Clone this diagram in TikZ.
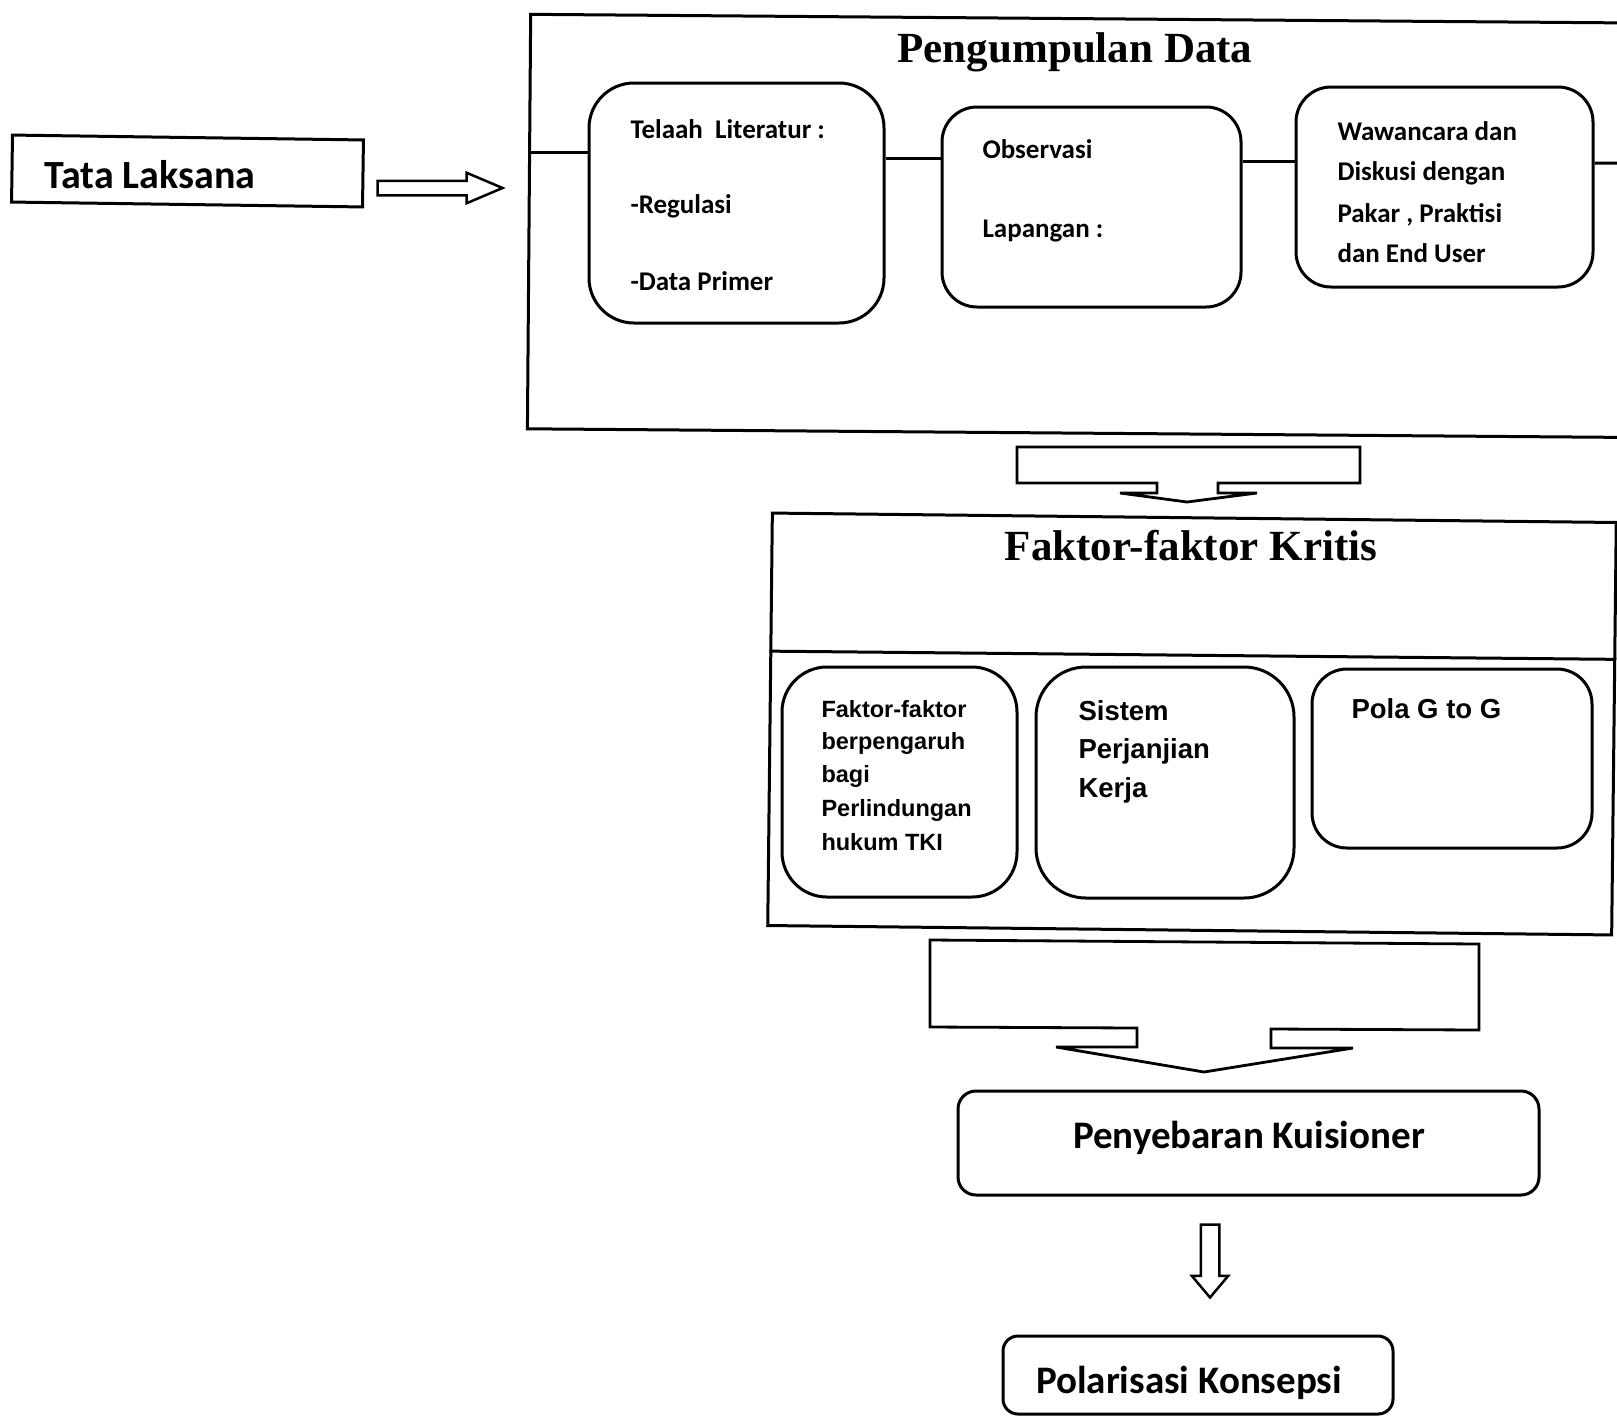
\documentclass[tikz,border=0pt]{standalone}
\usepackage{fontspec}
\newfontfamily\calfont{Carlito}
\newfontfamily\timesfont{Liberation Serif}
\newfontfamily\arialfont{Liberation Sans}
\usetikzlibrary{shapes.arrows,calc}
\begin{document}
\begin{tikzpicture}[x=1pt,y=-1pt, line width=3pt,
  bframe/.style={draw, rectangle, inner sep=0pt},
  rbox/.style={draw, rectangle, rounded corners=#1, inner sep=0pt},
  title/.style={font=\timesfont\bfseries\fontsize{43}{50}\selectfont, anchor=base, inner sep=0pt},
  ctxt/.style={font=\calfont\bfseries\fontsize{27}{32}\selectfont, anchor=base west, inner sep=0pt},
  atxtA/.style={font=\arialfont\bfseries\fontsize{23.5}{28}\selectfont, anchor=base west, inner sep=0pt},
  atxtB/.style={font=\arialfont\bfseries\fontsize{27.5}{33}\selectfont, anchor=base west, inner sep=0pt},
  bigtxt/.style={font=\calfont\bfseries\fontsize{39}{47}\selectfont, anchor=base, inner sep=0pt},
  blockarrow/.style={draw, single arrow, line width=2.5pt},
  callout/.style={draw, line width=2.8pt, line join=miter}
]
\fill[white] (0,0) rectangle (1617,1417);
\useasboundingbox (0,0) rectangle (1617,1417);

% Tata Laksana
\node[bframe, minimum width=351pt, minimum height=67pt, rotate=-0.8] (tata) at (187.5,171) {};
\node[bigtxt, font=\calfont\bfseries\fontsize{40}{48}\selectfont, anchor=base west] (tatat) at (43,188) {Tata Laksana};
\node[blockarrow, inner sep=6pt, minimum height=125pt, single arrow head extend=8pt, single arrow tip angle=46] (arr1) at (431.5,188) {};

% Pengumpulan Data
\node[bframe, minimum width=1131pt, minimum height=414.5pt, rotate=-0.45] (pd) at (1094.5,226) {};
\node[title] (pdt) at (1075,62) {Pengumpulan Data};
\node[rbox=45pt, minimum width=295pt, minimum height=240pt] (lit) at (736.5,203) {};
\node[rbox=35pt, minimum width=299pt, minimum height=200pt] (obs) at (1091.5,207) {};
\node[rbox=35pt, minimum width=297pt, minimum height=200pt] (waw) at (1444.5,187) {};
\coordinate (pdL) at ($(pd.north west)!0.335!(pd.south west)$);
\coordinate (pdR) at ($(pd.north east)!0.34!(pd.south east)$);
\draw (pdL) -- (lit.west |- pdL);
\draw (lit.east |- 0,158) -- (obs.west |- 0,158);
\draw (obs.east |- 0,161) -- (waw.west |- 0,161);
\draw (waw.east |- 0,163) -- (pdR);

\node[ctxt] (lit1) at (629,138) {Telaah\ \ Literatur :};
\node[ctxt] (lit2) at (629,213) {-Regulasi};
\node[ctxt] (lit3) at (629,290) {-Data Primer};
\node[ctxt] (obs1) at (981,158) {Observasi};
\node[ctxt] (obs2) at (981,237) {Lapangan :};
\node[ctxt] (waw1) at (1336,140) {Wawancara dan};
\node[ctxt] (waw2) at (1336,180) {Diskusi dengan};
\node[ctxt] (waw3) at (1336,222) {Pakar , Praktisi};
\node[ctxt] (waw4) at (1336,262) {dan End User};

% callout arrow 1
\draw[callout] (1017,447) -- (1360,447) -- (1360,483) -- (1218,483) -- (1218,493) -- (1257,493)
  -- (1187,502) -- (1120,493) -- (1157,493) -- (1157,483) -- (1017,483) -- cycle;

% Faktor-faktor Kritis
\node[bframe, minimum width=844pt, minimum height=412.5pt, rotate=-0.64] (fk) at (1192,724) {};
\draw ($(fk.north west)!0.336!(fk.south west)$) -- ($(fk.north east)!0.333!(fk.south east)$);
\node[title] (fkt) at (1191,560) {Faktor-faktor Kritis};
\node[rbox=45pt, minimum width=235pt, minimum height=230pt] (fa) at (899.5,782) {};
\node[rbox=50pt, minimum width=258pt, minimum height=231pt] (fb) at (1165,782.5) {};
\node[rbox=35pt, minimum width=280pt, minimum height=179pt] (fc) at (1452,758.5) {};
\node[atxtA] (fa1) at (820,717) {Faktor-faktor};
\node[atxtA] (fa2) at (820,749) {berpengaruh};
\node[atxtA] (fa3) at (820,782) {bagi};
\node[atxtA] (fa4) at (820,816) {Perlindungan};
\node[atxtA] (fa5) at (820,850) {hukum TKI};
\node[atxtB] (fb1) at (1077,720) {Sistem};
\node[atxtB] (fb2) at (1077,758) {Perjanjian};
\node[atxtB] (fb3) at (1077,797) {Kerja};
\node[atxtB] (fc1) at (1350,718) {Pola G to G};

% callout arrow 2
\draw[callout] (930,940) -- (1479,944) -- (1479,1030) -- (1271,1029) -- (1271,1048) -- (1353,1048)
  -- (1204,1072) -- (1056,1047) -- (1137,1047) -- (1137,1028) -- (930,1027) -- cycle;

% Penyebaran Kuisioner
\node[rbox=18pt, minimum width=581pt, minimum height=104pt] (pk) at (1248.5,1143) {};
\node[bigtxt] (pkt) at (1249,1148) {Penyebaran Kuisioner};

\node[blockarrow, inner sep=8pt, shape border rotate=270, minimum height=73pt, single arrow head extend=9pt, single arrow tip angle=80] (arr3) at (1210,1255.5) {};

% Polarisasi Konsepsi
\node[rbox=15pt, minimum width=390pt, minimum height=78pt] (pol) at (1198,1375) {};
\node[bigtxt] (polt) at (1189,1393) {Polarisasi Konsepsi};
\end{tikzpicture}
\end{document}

→ DESCRIPTION OF THE TASK:
Output exactly the span of lines from the top of the listing through the line holding "inner sep=6pt, minimum", and leave every picture out.

→ RESULT FOR THIS TASK:
Clone this diagram in TikZ.
\documentclass[tikz,border=0pt]{standalone}
\usepackage{fontspec}
\newfontfamily\calfont{Carlito}
\newfontfamily\timesfont{Liberation Serif}
\newfontfamily\arialfont{Liberation Sans}
\usetikzlibrary{shapes.arrows,calc}
\begin{document}
\begin{tikzpicture}[x=1pt,y=-1pt, line width=3pt,
  bframe/.style={draw, rectangle, inner sep=0pt},
  rbox/.style={draw, rectangle, rounded corners=#1, inner sep=0pt},
  title/.style={font=\timesfont\bfseries\fontsize{43}{50}\selectfont, anchor=base, inner sep=0pt},
  ctxt/.style={font=\calfont\bfseries\fontsize{27}{32}\selectfont, anchor=base west, inner sep=0pt},
  atxtA/.style={font=\arialfont\bfseries\fontsize{23.5}{28}\selectfont, anchor=base west, inner sep=0pt},
  atxtB/.style={font=\arialfont\bfseries\fontsize{27.5}{33}\selectfont, anchor=base west, inner sep=0pt},
  bigtxt/.style={font=\calfont\bfseries\fontsize{39}{47}\selectfont, anchor=base, inner sep=0pt},
  blockarrow/.style={draw, single arrow, line width=2.5pt},
  callout/.style={draw, line width=2.8pt, line join=miter}
]
\fill[white] (0,0) rectangle (1617,1417);
\useasboundingbox (0,0) rectangle (1617,1417);

% Tata Laksana
\node[bframe, minimum width=351pt, minimum height=67pt, rotate=-0.8] (tata) at (187.5,171) {};
\node[bigtxt, font=\calfont\bfseries\fontsize{40}{48}\selectfont, anchor=base west] (tatat) at (43,188) {Tata Laksana};
\node[blockarrow, inner sep=6pt, minimum height=125pt, single arrow head extend=8pt, single arrow tip angle=46] (arr1) at (431.5,188) {};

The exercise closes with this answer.